The idea behind Shadowgarden was originally conceived by the guitarist and his then Draconian bandmate Andy Hindenäs back in the mid-nineties, and as a project it’s been picked up and put down more times than a well-thumbed copy of ‘Playboy’. But with demos being recorded off and on, here and there, over the years Ericson and Hindenäs began to pull together the nucleus of something quite special. Last year finally saw the pair in the studio to record the album, recruiting along the way Draconian’s live bassist Björn Johansson and renowned sound engineer and drummer Daniel Flores to help bring ‘Ashen’ to fruition. To top and tail things Draconian’s Lisa Johansson also turns in a stunning performance as special guest on ‘For Love And A Bullet’.



And the music? Well, it’s not as heavy or downbeat as Draconian; in fact it’s goth metal with a spring in its step, with lively choruses and forward-driving riffs and not an ounce of misery to be seen. In fact, Ericson and Hindenäs have crafted a brace of eminently memorable and exciting songs. “Gothic rock with some seriously catchy choruses” is how the pair themselves describe their music, and they ain’t far off. Think some of Paradise Lost’s more lively moments –yes, they have had some – and you won’t be too far adrift.

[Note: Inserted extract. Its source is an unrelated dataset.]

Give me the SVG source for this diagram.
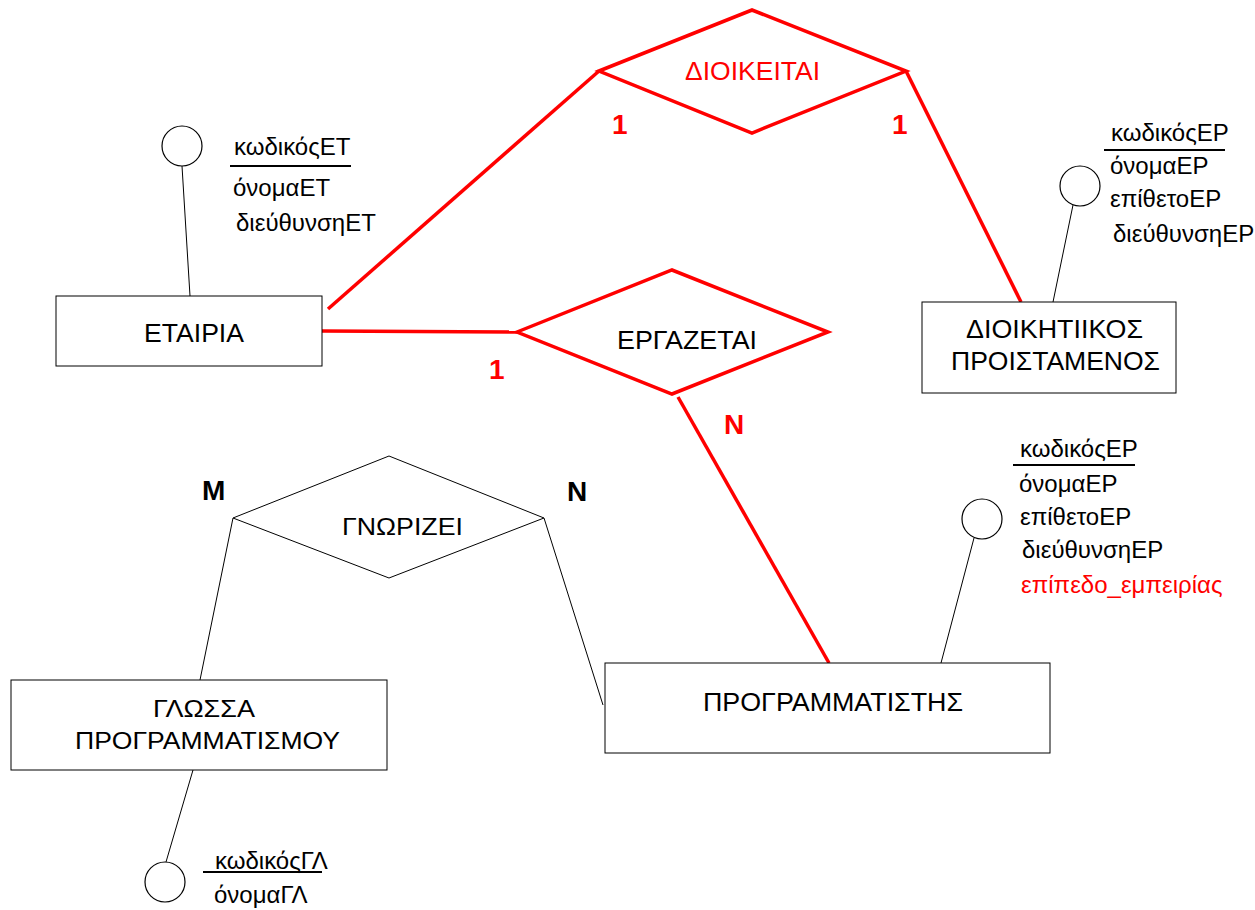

From the exquisite art deco style cover to the dying notes of closer ‘Slowmotion Apocalypse’ the band don’t put a foot wrong. The ten emotion-laden songs flow beautifully and seamlessly, and walk the high wire between seriously melodic and necessarily heavy, not dissimilar to the early days of HIM (before His Infernal Majesty Ville Valo became His Annoying Poster Boy). There’s not a duff track on this album – trust me on this – so it’s a bit difficult to come up with individual highlights, although those that are perhaps more equal than the others would include ‘1.40am’, opener ‘Shadowplay’, ‘Way Down Low’ and the aforementioned ‘With Love And A Bullet’. If this is an indicator of what Ericson can do outside of his Draconian confines, then let’s have more of the same, please.